WORK INSTRUCTIONS
In the listing that follows, retype every line from the first through the one containing "const forecastStep = 5;". Pictures are to be left out.

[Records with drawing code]

= = = = =

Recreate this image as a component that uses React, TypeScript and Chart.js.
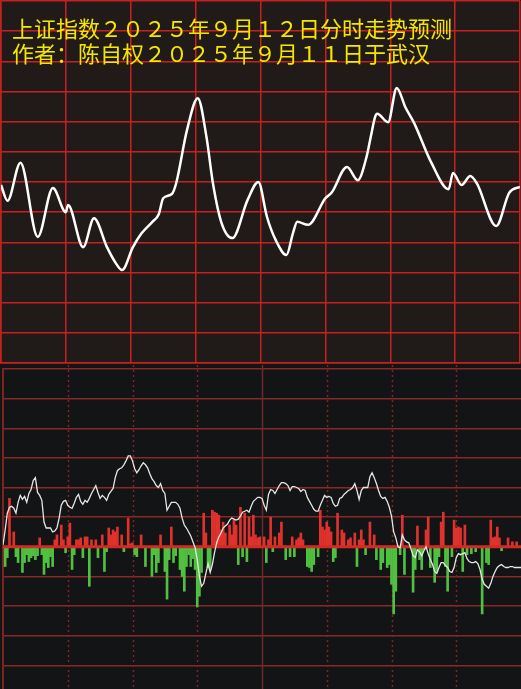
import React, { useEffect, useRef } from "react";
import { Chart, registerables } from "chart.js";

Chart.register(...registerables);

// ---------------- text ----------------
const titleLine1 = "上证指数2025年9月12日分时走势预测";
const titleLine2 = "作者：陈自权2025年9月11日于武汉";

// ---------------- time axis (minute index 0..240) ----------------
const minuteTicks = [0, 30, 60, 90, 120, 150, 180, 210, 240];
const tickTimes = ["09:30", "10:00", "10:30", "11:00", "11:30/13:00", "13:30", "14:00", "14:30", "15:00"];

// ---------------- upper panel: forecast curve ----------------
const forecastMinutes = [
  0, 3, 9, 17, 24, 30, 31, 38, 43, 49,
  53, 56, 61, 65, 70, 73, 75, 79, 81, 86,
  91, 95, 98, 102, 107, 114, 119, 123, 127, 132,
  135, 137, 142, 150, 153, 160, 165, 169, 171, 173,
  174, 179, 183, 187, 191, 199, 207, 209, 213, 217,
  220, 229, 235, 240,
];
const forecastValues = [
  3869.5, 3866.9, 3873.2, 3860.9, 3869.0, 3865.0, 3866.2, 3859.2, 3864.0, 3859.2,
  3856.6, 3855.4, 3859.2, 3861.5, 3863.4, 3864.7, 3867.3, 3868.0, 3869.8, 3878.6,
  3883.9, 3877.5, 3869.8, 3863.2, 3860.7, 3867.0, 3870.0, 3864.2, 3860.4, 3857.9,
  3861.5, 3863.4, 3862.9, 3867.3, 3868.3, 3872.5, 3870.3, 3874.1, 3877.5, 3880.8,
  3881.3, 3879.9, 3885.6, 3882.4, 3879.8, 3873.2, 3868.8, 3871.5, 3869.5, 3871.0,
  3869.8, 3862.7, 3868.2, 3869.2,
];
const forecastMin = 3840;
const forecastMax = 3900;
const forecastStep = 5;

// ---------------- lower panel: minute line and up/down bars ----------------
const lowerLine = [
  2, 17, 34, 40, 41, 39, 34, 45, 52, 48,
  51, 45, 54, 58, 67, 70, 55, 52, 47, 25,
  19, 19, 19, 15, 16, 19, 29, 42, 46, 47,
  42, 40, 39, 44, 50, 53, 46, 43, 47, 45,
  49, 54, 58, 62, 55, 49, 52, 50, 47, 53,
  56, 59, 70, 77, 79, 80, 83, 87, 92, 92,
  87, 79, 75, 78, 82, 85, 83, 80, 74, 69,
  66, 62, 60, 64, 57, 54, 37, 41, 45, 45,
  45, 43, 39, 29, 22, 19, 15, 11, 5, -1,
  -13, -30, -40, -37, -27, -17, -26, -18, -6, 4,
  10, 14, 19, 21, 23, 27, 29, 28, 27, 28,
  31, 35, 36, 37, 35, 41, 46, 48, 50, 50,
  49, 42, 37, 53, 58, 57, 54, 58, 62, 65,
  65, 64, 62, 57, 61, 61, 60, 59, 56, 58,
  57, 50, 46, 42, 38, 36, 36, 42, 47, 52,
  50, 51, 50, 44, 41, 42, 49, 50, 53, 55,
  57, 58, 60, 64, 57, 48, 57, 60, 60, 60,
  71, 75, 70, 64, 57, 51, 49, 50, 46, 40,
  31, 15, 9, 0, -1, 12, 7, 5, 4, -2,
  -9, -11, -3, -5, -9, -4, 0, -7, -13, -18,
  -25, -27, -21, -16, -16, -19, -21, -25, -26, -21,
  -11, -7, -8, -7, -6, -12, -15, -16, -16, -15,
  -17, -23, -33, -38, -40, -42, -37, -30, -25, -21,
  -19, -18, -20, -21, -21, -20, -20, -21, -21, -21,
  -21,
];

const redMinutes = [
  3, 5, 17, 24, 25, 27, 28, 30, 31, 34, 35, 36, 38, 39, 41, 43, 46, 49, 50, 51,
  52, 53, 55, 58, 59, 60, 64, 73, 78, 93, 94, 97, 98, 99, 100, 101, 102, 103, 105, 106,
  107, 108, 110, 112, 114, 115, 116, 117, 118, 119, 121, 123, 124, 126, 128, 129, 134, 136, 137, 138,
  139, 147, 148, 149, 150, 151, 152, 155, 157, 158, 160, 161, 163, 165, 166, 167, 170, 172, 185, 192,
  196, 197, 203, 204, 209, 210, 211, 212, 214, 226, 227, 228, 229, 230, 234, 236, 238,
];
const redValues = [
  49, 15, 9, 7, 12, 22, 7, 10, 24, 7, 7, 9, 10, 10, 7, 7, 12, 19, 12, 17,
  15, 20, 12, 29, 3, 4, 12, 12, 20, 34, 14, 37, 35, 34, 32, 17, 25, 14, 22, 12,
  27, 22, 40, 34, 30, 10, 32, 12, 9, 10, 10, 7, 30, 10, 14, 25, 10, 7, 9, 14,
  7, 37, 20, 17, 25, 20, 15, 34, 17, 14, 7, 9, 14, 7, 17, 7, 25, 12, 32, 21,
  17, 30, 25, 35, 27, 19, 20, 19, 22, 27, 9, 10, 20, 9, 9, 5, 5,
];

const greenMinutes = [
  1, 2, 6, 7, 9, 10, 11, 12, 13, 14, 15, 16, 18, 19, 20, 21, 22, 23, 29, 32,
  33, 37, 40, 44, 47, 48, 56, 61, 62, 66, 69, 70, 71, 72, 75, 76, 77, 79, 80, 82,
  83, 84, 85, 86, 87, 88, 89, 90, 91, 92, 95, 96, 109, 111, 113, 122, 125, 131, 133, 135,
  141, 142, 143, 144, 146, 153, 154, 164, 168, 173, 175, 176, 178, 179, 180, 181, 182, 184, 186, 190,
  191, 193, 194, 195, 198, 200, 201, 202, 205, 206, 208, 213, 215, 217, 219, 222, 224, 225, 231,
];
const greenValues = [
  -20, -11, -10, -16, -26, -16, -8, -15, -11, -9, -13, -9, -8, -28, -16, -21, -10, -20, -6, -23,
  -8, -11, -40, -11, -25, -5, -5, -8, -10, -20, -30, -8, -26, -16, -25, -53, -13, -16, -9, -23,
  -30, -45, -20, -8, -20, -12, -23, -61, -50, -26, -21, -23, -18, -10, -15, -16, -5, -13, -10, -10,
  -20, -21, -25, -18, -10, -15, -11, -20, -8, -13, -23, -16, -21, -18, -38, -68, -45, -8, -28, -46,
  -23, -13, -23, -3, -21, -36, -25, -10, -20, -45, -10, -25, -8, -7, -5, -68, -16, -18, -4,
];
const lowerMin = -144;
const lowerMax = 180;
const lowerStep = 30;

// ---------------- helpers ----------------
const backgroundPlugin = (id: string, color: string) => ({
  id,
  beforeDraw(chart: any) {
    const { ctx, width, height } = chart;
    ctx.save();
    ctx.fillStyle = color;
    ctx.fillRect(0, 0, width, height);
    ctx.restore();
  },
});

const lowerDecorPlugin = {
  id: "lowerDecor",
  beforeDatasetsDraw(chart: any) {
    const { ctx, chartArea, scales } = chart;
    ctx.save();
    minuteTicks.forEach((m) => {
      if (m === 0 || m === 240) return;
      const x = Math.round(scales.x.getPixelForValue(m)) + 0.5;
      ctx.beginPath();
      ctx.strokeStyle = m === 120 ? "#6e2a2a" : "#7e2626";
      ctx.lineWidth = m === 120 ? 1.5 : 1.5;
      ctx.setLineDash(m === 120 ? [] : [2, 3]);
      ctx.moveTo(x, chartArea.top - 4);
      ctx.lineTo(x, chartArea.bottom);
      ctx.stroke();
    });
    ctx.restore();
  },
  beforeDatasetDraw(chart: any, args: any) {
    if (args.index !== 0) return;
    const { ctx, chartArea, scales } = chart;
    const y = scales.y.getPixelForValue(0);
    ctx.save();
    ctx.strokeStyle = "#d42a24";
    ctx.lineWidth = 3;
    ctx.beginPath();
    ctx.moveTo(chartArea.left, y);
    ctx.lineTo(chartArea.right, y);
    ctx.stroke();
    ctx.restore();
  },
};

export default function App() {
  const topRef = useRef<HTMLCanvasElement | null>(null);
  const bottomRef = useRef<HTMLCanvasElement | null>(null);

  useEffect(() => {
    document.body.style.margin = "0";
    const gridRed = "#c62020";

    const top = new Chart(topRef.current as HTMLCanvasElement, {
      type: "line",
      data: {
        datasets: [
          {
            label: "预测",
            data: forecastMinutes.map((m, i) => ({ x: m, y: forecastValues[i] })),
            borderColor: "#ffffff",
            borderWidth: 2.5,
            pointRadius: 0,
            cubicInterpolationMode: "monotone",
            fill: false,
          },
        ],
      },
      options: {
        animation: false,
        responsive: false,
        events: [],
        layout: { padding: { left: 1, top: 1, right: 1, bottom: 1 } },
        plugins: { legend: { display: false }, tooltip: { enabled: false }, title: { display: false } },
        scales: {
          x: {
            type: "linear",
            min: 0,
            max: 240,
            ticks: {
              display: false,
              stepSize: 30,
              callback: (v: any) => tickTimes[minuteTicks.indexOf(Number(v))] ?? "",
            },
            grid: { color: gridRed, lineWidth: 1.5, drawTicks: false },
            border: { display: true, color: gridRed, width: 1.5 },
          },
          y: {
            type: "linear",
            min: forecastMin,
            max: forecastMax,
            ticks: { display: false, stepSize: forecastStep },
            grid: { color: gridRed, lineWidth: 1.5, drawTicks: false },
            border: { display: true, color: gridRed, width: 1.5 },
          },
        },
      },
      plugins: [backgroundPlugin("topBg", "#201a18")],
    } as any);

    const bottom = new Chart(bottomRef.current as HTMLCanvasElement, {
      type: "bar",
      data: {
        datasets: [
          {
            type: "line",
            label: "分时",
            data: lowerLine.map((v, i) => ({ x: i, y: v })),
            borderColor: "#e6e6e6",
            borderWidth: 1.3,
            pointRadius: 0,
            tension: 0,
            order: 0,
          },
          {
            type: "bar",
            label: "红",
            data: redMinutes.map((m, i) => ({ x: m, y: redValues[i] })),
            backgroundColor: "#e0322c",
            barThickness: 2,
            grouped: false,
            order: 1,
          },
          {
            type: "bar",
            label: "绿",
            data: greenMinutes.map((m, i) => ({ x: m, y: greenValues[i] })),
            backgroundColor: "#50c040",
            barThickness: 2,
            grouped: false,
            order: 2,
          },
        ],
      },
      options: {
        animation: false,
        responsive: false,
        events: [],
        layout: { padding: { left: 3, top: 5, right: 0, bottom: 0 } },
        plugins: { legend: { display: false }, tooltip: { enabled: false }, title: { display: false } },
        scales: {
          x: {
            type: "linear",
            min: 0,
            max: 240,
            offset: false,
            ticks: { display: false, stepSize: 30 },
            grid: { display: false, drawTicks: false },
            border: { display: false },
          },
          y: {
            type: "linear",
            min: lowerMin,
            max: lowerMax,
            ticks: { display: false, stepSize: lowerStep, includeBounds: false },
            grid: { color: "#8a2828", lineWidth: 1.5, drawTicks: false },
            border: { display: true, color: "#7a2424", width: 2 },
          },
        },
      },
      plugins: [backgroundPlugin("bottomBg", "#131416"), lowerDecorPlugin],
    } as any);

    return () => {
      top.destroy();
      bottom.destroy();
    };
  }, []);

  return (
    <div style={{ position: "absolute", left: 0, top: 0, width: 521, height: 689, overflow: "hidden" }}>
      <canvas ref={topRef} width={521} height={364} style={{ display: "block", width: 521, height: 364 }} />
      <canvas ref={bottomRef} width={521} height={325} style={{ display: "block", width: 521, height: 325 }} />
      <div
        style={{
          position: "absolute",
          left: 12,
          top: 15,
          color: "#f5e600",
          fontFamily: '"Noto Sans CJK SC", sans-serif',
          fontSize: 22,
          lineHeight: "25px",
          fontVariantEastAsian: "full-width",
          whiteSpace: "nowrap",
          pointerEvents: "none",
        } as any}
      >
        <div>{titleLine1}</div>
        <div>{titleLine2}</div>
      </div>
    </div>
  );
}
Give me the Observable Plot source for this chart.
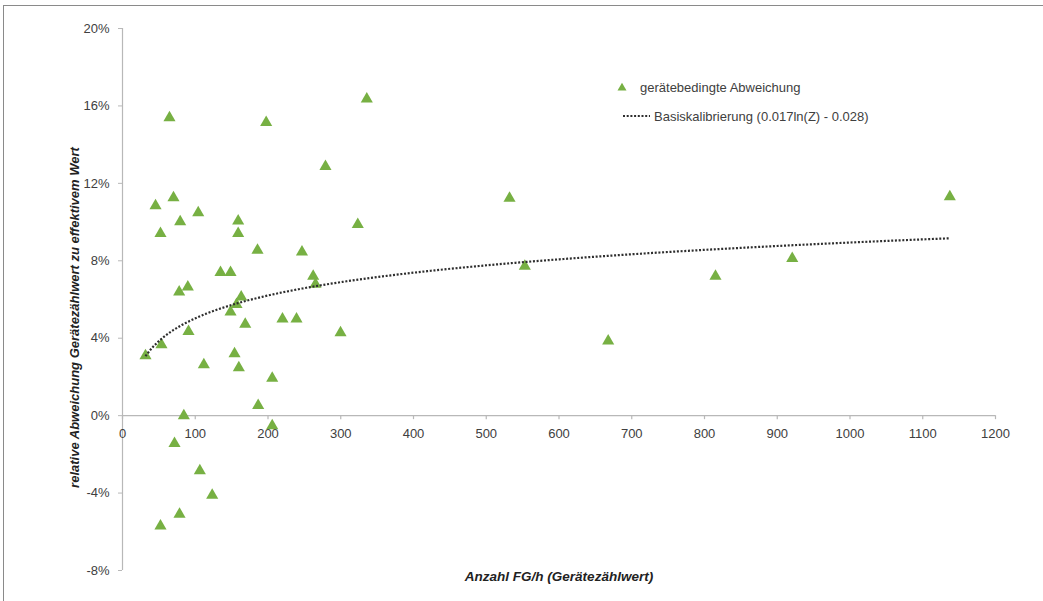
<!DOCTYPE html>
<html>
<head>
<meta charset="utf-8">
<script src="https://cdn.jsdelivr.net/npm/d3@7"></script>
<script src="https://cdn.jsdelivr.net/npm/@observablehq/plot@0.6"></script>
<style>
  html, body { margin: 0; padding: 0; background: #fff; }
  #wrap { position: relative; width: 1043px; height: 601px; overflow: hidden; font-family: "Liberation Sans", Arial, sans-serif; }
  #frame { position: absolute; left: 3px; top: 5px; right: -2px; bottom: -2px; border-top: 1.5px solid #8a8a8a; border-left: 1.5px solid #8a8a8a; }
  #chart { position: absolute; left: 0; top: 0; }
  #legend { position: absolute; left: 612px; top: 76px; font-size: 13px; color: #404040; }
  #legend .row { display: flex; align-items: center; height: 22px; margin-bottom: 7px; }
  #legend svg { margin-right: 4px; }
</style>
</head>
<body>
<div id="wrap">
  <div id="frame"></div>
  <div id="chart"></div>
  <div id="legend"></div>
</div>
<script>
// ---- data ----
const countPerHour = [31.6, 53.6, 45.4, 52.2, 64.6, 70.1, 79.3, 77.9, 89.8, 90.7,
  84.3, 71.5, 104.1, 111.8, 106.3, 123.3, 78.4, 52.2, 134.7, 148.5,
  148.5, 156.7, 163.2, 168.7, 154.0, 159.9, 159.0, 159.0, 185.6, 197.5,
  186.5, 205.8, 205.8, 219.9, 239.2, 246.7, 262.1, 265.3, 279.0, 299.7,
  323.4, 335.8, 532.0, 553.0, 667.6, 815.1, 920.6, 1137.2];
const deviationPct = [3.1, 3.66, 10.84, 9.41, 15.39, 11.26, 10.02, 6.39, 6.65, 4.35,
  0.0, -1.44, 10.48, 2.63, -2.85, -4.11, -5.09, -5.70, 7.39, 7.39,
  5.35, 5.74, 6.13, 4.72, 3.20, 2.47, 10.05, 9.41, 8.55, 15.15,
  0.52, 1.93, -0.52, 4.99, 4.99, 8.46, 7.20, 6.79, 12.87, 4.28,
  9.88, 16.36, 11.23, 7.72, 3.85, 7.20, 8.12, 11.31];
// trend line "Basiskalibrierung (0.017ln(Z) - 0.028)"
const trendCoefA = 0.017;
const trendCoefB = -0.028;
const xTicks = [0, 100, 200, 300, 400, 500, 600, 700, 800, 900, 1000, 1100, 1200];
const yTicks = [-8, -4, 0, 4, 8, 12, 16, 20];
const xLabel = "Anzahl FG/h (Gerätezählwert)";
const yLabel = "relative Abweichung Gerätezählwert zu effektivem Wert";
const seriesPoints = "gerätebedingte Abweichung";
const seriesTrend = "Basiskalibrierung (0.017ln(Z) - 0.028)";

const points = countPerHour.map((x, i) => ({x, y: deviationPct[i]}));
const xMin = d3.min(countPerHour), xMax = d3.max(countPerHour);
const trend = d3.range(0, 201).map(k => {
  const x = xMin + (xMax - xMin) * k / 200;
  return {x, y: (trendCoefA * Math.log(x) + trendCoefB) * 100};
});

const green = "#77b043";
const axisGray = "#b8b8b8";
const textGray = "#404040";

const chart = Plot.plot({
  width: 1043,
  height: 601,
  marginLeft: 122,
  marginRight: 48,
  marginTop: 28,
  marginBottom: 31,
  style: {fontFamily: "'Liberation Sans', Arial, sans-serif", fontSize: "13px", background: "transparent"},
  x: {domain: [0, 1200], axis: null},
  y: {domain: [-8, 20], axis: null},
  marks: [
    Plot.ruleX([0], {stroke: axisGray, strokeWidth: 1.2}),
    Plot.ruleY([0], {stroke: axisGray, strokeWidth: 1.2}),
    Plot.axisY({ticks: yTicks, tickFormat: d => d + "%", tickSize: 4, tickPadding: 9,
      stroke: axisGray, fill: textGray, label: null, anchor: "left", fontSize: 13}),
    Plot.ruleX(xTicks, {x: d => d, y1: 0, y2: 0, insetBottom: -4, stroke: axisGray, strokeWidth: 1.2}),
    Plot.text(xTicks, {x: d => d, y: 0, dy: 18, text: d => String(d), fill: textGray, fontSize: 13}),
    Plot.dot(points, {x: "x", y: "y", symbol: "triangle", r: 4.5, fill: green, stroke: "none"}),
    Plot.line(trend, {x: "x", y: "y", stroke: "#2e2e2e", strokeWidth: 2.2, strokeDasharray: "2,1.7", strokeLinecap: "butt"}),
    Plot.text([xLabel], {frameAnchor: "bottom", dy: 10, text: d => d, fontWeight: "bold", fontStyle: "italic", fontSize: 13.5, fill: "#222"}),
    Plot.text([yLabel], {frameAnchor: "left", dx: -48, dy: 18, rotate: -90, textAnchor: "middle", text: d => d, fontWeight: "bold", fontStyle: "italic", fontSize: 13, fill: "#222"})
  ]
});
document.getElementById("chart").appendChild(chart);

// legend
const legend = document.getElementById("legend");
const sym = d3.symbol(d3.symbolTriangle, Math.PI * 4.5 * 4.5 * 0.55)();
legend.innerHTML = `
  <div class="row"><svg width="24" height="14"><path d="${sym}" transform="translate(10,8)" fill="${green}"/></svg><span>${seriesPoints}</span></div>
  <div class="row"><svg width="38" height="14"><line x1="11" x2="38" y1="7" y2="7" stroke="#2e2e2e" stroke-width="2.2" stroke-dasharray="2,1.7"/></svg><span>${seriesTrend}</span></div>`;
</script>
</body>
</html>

= = = = =

WRITTEN SOLUTION
Recreate this image as a component that uses React, TypeScript and Chart.js.
import React, { useEffect, useRef } from "react";
import { Chart, registerables } from "chart.js";

Chart.register(...registerables);

// ---------------- text ----------------
const titleLine1 = "上证指数2025年9月12日分时走势预测";
const titleLine2 = "作者：陈自权2025年9月11日于武汉";

// ---------------- time axis (minute index 0..240) ----------------
const minuteTicks = [0, 30, 60, 90, 120, 150, 180, 210, 240];
const tickTimes = ["09:30", "10:00", "10:30", "11:00", "11:30/13:00", "13:30", "14:00", "14:30", "15:00"];

// ---------------- upper panel: forecast curve ----------------
const forecastMinutes = [
  0, 3, 9, 17, 24, 30, 31, 38, 43, 49,
  53, 56, 61, 65, 70, 73, 75, 79, 81, 86,
  91, 95, 98, 102, 107, 114, 119, 123, 127, 132,
  135, 137, 142, 150, 153, 160, 165, 169, 171, 173,
  174, 179, 183, 187, 191, 199, 207, 209, 213, 217,
  220, 229, 235, 240,
];
const forecastValues = [
  3869.5, 3866.9, 3873.2, 3860.9, 3869.0, 3865.0, 3866.2, 3859.2, 3864.0, 3859.2,
  3856.6, 3855.4, 3859.2, 3861.5, 3863.4, 3864.7, 3867.3, 3868.0, 3869.8, 3878.6,
  3883.9, 3877.5, 3869.8, 3863.2, 3860.7, 3867.0, 3870.0, 3864.2, 3860.4, 3857.9,
  3861.5, 3863.4, 3862.9, 3867.3, 3868.3, 3872.5, 3870.3, 3874.1, 3877.5, 3880.8,
  3881.3, 3879.9, 3885.6, 3882.4, 3879.8, 3873.2, 3868.8, 3871.5, 3869.5, 3871.0,
  3869.8, 3862.7, 3868.2, 3869.2,
];
const forecastMin = 3840;
const forecastMax = 3900;
const forecastStep = 5;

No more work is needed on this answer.